More irritating than a mosquito and unflattering for everyone whose face can be seen, "Accidental Love" is a confused, artificial, idiotic, tone-deaf, hopelessly misguided train wreck. The film begins lightheartedly with the '50s pop ditty "Mr. Sandman" chirping on the soundtrack, as Alice rolls around on her roller skates, delivering fast food to vintage cars. Is this a farce trapped in a time warp? From there, it feels like being trapped in a room full of obnoxious, over-caffeinated pod people posing as cartoons, but really, it's just a bunch of talented actors floundering about without any detectable sign of direction. If the love-at-first-sight romance between Alice and Howard weren't already strained beyond belief, so many inscrutable plot detours clog the film. Howard ditching Alice for a Shaman ritual exercise? The uninsured Keyshawn's random romance with Capitol Hill security guard Rakeesha (Malinda Williams)? Pam spreading a rumor of child lesbianism among the politically driven girl scouts? By now, it's a moot point, but there's actually a scene that begins where a bed seems to be a-rockin' before it turns out to be two characters jumping on it. Does that still amuse anyone?
Everyone seems to be acting in a different movie here, and they're all trying—too hard, in fact. Jessica Biel has always been a fetching actress who has rarely been given roles equal to her talent, save for her memorable turns in 2002's "The Rules of Attraction," 2003's "The Texas Chainsaw Massacre," 2006's "The Illusionist," and 2012's underseen "The Tall Man." As protagonist Alice, Biel nearly retains her likability, but despite playing a woman with a nail in her noggin, she looks woozy in her aim for a tone and just dials it up to a thousand. Directed to smile like an imbecile, Jake Gyllenhaal is mannered and acting way beneath his God-given range as the wide-eyed Howard. Catherine Keener is one-dimensional and shrill as the scheming, for-herself Rep. Pam Hendrickson. James Brolin, as the Speaker of the House, stops by to choke on a girl scout cookie. Amidst the strangest, most eclectic ensemble since 2006's "Southland Tales," other bit roles are occupied by Paul Reubens, Tracy Morgan, Beverly D'Angelo, Kirstie Alley, and Bill Hader. They all should have known better.
With bad idea piled upon bad idea in the rubble, this embarrassingly atonal laughing stock practically refuses to work. It never nails a comfortable tone, pitched all over the place from wacky, broadly played screwball farce to a numbskulled romantic comedy to a political message about the little people and the unfair health care system. The satirical elements are there in sketch form, but the slapsticky humor, where Alice loses control and has fits of craziness, constantly works against them. Anything remotely competent about the production, like being in focus, is just negligible.
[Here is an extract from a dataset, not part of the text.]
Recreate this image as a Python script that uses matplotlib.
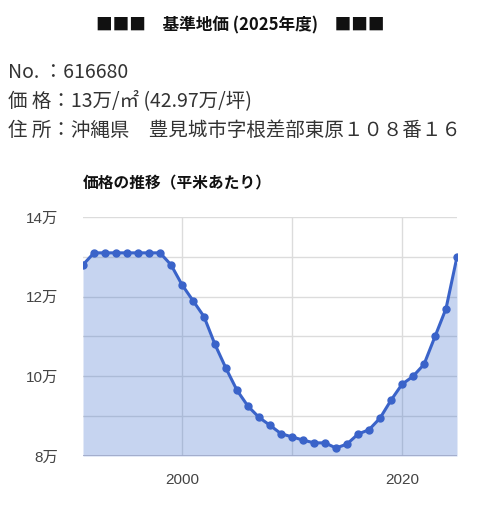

A cringe-inducing creative fiasco if there ever was one, "Accidental Love" is so lost and mind-boggling beyond comprehension that it makes no sense it would be deemed finished to ever see the light of day. If David O. Russell was able to disown this brain-dead disaster, it will be much easier for the audience to boycott enduring a single minute of it. Other than that, it's a beautiful motion picture.